060808 スマートフォンはいらない

もっと自然体で描写できるようになりたい。物体描写、人物描写、自然描写などなどのことを指している。小説を書けるようになりたいし、そのうえで、もっと自然体でいろんなことを書けるようになりたいのだ、私は。それを見て私が率直に感じたのは、美味しくなさそうだということだ。ビニール袋の内側に細かい水滴がついている。私は噛みついた菓子パンが湿っている様子を舌の上で想像する。どんなに好意的に受け取ろうとも、あまり美味しそうな光景ではない。空腹だった。空腹ではあるのだ。きっと対象をじっと見つめることが大切なのかもしれない。そこにはもちろん遅さが含まれている。
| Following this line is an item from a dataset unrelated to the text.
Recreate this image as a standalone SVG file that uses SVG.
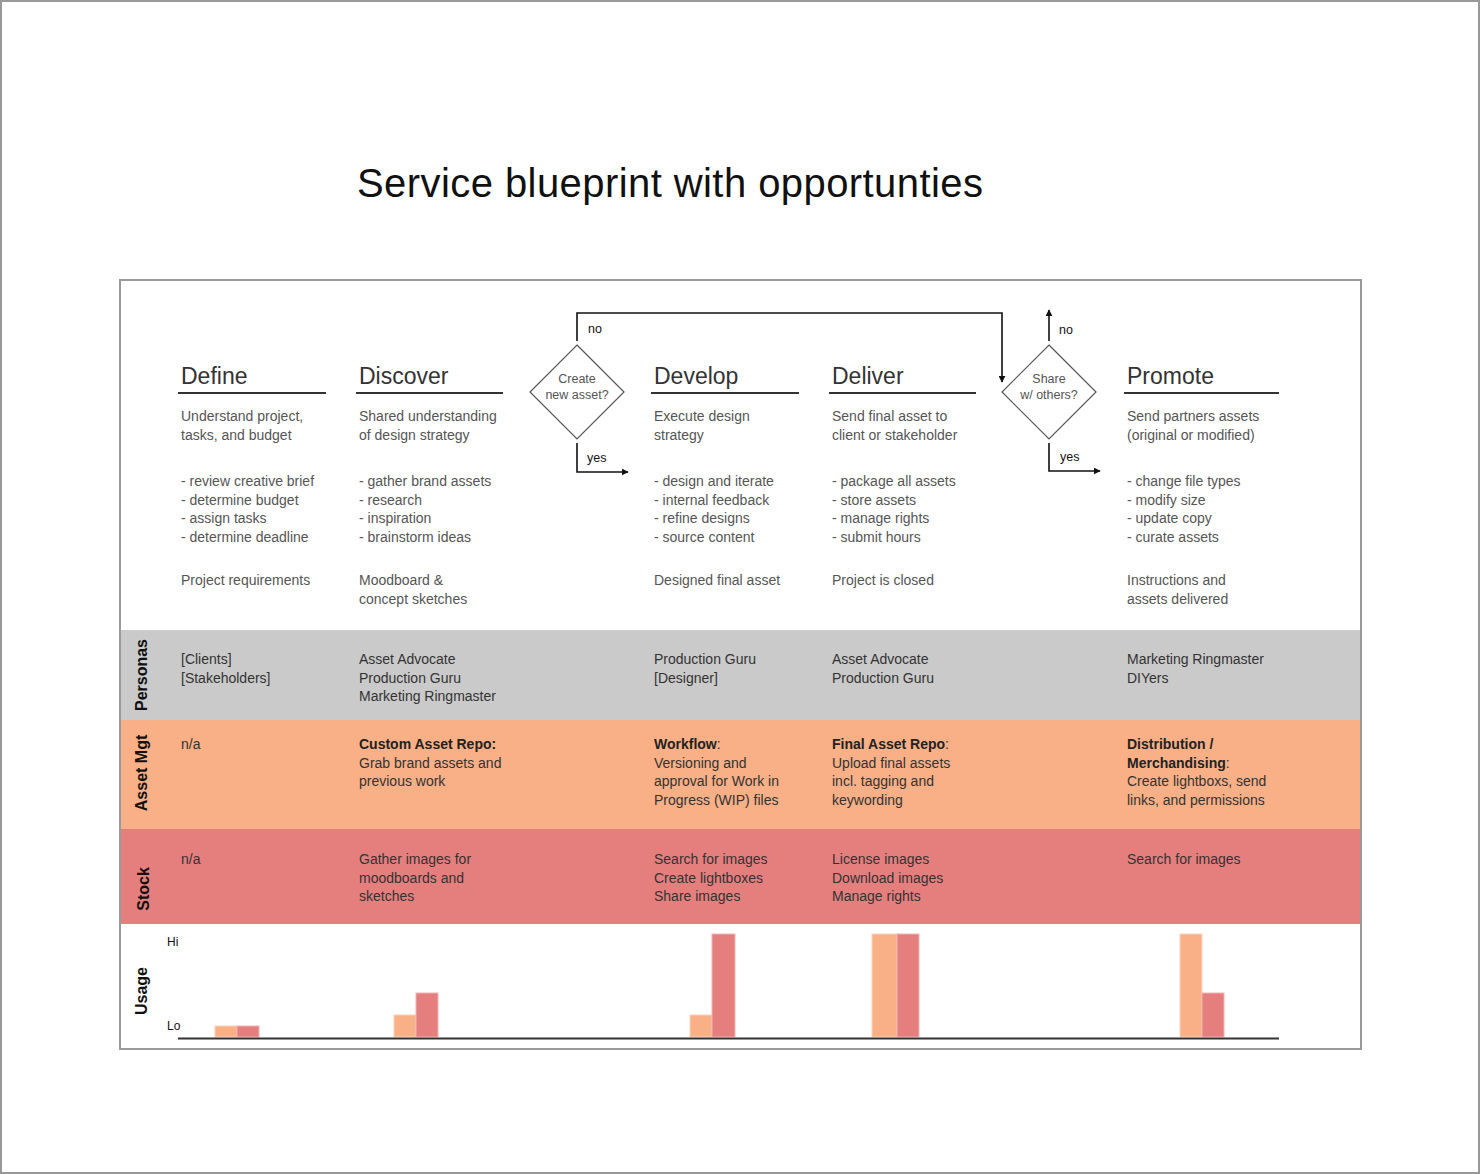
<svg xmlns="http://www.w3.org/2000/svg" width="1480" height="1174" viewBox="0 0 1480 1174">
<defs>
<marker id="arr" viewBox="0 0 10 10" refX="9" refY="5" markerWidth="7" markerHeight="7" markerUnits="userSpaceOnUse" orient="auto"><path d="M0,0 L10,5 L0,10 z" fill="#111"/></marker>
<style>
text{font-family:"Liberation Sans",Arial,sans-serif}
.title{font-size:40px;fill:#111}
.head{font-size:23px;fill:#333}
.t{font-size:14px;fill:#555}
.td{font-size:14px;fill:#333}
.b{font-weight:bold;fill:#222}
.lane{font-size:16px;font-weight:bold;fill:#111}
.dt{font-size:12.5px;fill:#555;text-anchor:middle}
.lbl{font-size:12.5px;fill:#111}
.ax{font-size:12px;fill:#111}
.ul{stroke:#333;stroke-width:2}
.con{fill:none;stroke:#111;stroke-width:1.6}
.dia{fill:#fff;stroke:#555;stroke-width:1.2}
.pe{fill:#f9b087;stroke:#fcd2bb;stroke-width:1}
.rd{fill:#e57f7e;stroke:#f2b3b2;stroke-width:1}
</style>
</defs>
<rect x="1" y="1" width="1478" height="1172" fill="#fff" stroke="#999" stroke-width="2"/>
<text class="title" x="357" y="197" textLength="626" lengthAdjust="spacing">Service blueprint with opportunties</text>

<g id="frame">
<rect x="120" y="280" width="1241" height="769" fill="#fff" stroke="#9a9a9a" stroke-width="2"/>
<rect x="121" y="630" width="1239" height="90" fill="#cacaca"/>
<rect x="121" y="720" width="1239" height="109" fill="#f9b087"/>
<rect x="121" y="829" width="1239" height="95" fill="#e57f7e"/>
</g>

<g id="lanes">
<text class="lane" transform="translate(147,675) rotate(-90)" text-anchor="middle">Personas</text>
<text class="lane" transform="translate(147,773) rotate(-90)" text-anchor="middle">Asset Mgt</text>
<text class="lane" transform="translate(149,889) rotate(-90)" text-anchor="middle">Stock</text>
<text class="lane" transform="translate(147,991) rotate(-90)" text-anchor="middle">Usage</text>
</g>

<g id="define">
<text class="head" x="181" y="384">Define</text>
<line class="ul" x1="178" y1="393" x2="326" y2="393"/>
<text class="t" x="181" y="421">Understand project,<tspan x="181" dy="18.5">tasks, and budget</tspan></text>
<text class="t" x="181" y="486">- review creative brief<tspan x="181" dy="18.5">- determine budget</tspan><tspan x="181" dy="18.5">- assign tasks</tspan><tspan x="181" dy="18.5">- determine deadline</tspan></text>
<text class="t" x="181" y="585">Project requirements</text>
<text class="td" x="181" y="664">[Clients]<tspan x="181" dy="18.5">[Stakeholders]</tspan></text>
<text class="td" x="181" y="749">n/a</text>
<text class="td" x="181" y="864">n/a</text>
</g>

<g id="discover">
<text class="head" x="359" y="384">Discover</text>
<line class="ul" x1="356" y1="393" x2="503" y2="393"/>
<text class="t" x="359" y="421">Shared understanding<tspan x="359" dy="18.5">of design strategy</tspan></text>
<text class="t" x="359" y="486">- gather brand assets<tspan x="359" dy="18.5">- research</tspan><tspan x="359" dy="18.5">- inspiration</tspan><tspan x="359" dy="18.5">- brainstorm ideas</tspan></text>
<text class="t" x="359" y="585">Moodboard &amp;<tspan x="359" dy="18.5">concept sketches</tspan></text>
<text class="td" x="359" y="664">Asset Advocate<tspan x="359" dy="18.5">Production Guru</tspan><tspan x="359" dy="18.5">Marketing Ringmaster</tspan></text>
<text class="td" x="359" y="749"><tspan class="b">Custom Asset Repo:</tspan><tspan x="359" dy="18.5">Grab brand assets and</tspan><tspan x="359" dy="18.5">previous work</tspan></text>
<text class="td" x="359" y="864">Gather images for<tspan x="359" dy="18.5">moodboards and</tspan><tspan x="359" dy="18.5">sketches</tspan></text>
</g>

<g id="develop">
<text class="head" x="654" y="384">Develop</text>
<line class="ul" x1="651" y1="393" x2="799" y2="393"/>
<text class="t" x="654" y="421">Execute design<tspan x="654" dy="18.5">strategy</tspan></text>
<text class="t" x="654" y="486">- design and iterate<tspan x="654" dy="18.5">- internal feedback</tspan><tspan x="654" dy="18.5">- refine designs</tspan><tspan x="654" dy="18.5">- source content</tspan></text>
<text class="t" x="654" y="585">Designed final asset</text>
<text class="td" x="654" y="664">Production Guru<tspan x="654" dy="18.5">[Designer]</tspan></text>
<text class="td" x="654" y="749"><tspan class="b">Workflow</tspan>:<tspan x="654" dy="18.5">Versioning and</tspan><tspan x="654" dy="18.5">approval for Work in</tspan><tspan x="654" dy="18.5">Progress (WIP) files</tspan></text>
<text class="td" x="654" y="864">Search for images<tspan x="654" dy="18.5">Create lightboxes</tspan><tspan x="654" dy="18.5">Share images</tspan></text>
</g>

<g id="deliver">
<text class="head" x="832" y="384">Deliver</text>
<line class="ul" x1="829" y1="393" x2="976" y2="393"/>
<text class="t" x="832" y="421">Send final asset to<tspan x="832" dy="18.5">client or stakeholder</tspan></text>
<text class="t" x="832" y="486">- package all assets<tspan x="832" dy="18.5">- store assets</tspan><tspan x="832" dy="18.5">- manage rights</tspan><tspan x="832" dy="18.5">- submit hours</tspan></text>
<text class="t" x="832" y="585">Project is closed</text>
<text class="td" x="832" y="664">Asset Advocate<tspan x="832" dy="18.5">Production Guru</tspan></text>
<text class="td" x="832" y="749"><tspan class="b">Final Asset Repo</tspan>:<tspan x="832" dy="18.5">Upload final assets</tspan><tspan x="832" dy="18.5">incl. tagging and</tspan><tspan x="832" dy="18.5">keywording</tspan></text>
<text class="td" x="832" y="864">License images<tspan x="832" dy="18.5">Download images</tspan><tspan x="832" dy="18.5">Manage rights</tspan></text>
</g>

<g id="promote">
<text class="head" x="1127" y="384">Promote</text>
<line class="ul" x1="1124" y1="393" x2="1279" y2="393"/>
<text class="t" x="1127" y="421">Send partners assets<tspan x="1127" dy="18.5">(original or modified)</tspan></text>
<text class="t" x="1127" y="486">- change file types<tspan x="1127" dy="18.5">- modify size</tspan><tspan x="1127" dy="18.5">- update copy</tspan><tspan x="1127" dy="18.5">- curate assets</tspan></text>
<text class="t" x="1127" y="585">Instructions and<tspan x="1127" dy="18.5">assets delivered</tspan></text>
<text class="td" x="1127" y="664">Marketing Ringmaster<tspan x="1127" dy="18.5">DIYers</tspan></text>
<text class="td" x="1127" y="749"><tspan class="b">Distribution /</tspan><tspan x="1127" dy="18.5" class="b">Merchandising</tspan>:<tspan x="1127" dy="18.5">Create lightboxs, send</tspan><tspan x="1127" dy="18.5">links, and permissions</tspan></text>
<text class="td" x="1127" y="864">Search for images</text>
</g>

<g id="decision-create">
<polygon class="dia" points="577,345 624,392 577,439 530,392"/>
<text class="dt" x="577" y="383">Create</text>
<text class="dt" x="577" y="399">new asset?</text>
</g>

<g id="decision-share">
<polygon class="dia" points="1049,345 1096,392 1049,439 1002,392"/>
<text class="dt" x="1049" y="383">Share</text>
<text class="dt" x="1049" y="399">w/ others?</text>
</g>

<g id="connectors">
<polyline class="con" points="577,341 577,313 1002,313 1002,382" marker-end="url(#arr)"/>
<polyline class="con" points="577,443 577,472 628,472" marker-end="url(#arr)"/>
<polyline class="con" points="1049,341 1049,310" marker-end="url(#arr)"/>
<polyline class="con" points="1049,443 1049,471 1100,471" marker-end="url(#arr)"/>
<text class="lbl" x="588" y="333">no</text>
<text class="lbl" x="587" y="462">yes</text>
<text class="lbl" x="1059" y="334">no</text>
<text class="lbl" x="1060" y="461">yes</text>
</g>

<g id="usage">
<text class="ax" x="167" y="946">Hi</text>
<text class="ax" x="167" y="1030">Lo</text>
<rect class="pe" x="215" y="1026" width="22" height="11"/>
<rect class="rd" x="237" y="1026" width="22" height="11"/>
<rect class="pe" x="394" y="1015" width="22" height="22"/>
<rect class="rd" x="416" y="993" width="22" height="44"/>
<rect class="pe" x="690" y="1015" width="22" height="22"/>
<rect class="rd" x="712" y="934" width="23" height="103"/>
<rect class="pe" x="872" y="934" width="25" height="103"/>
<rect class="rd" x="897" y="934" width="22" height="103"/>
<rect class="pe" x="1180" y="934" width="22" height="103"/>
<rect class="rd" x="1202" y="993" width="22" height="44"/>
<line x1="178" y1="1038.5" x2="1279" y2="1038.5" stroke="#333" stroke-width="2"/>
</g>
</svg>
私は私の情けにしたがって一瞬考えた末、それをゴミ箱に向かって放り込んだ。対象をじっと見つめること。私の手元をじっと見つめること。自然体で書けるようになりたい。小説を書けるようになりたい。200枚レベルの小説を書けるようになりたい。自然体で小説を書けるようになりたい。自然体は難しい。がちがちに整えられたものを目指してしまう。不慣れだとそうなってしまうよね。よく眠ることで何かを排出したり蓄積したりする。いいなぁ、それはすごいことだから。自然体で小説を書けるようになりたい。別にまずそうとは思わないけれどおいしそうとも思わない。そもそも腹は減っていない。ダサいとは思わないけれどお洒落とも思わない。不細工とは思わないけれど、一方でかっこいいと思わないのも事実だ。明後日から長い夏期休暇に入るけれど、私は何のやる気もなくなっている。楽しいことなど何もない。どんどん楽しいと感じることが減っている。そういうのは正しい成長と言えるのだろうか。健全な成長と言えるのだろうか。彼らは私に正しい遊び方を教えてくれたし、正しい金の使い方を教えてくれたし、正しい仕事の仕方を教えてくれた。彼らは人よりも遅れている私を見放さず、憐れまず、時間をかけて私と対峙してくれた。私にとって彼らは恩師でもあるのだった。そう。正しいことをするという悪もある。何かをしないという善もある。人は一人で生きているわけではないから。そういう教訓にしたいわけではないが。お金がないことによる足枷を外せたと思ったのは30歳になってからだった。他の人ってこんなに楽しんでいるんだ……。安全な繭の中で私はいつまでも眠っていたかった。自分の知らないことを書く。自分には知らないことが沢山ある。私には知らないことが沢山あるのだ。知らないことが沢山ある。知らない方向に向かって歩いていく。でも結局どこにいても同じなのだ。お金がないと何もできない。お金が必要なのだ。お金が欲しい。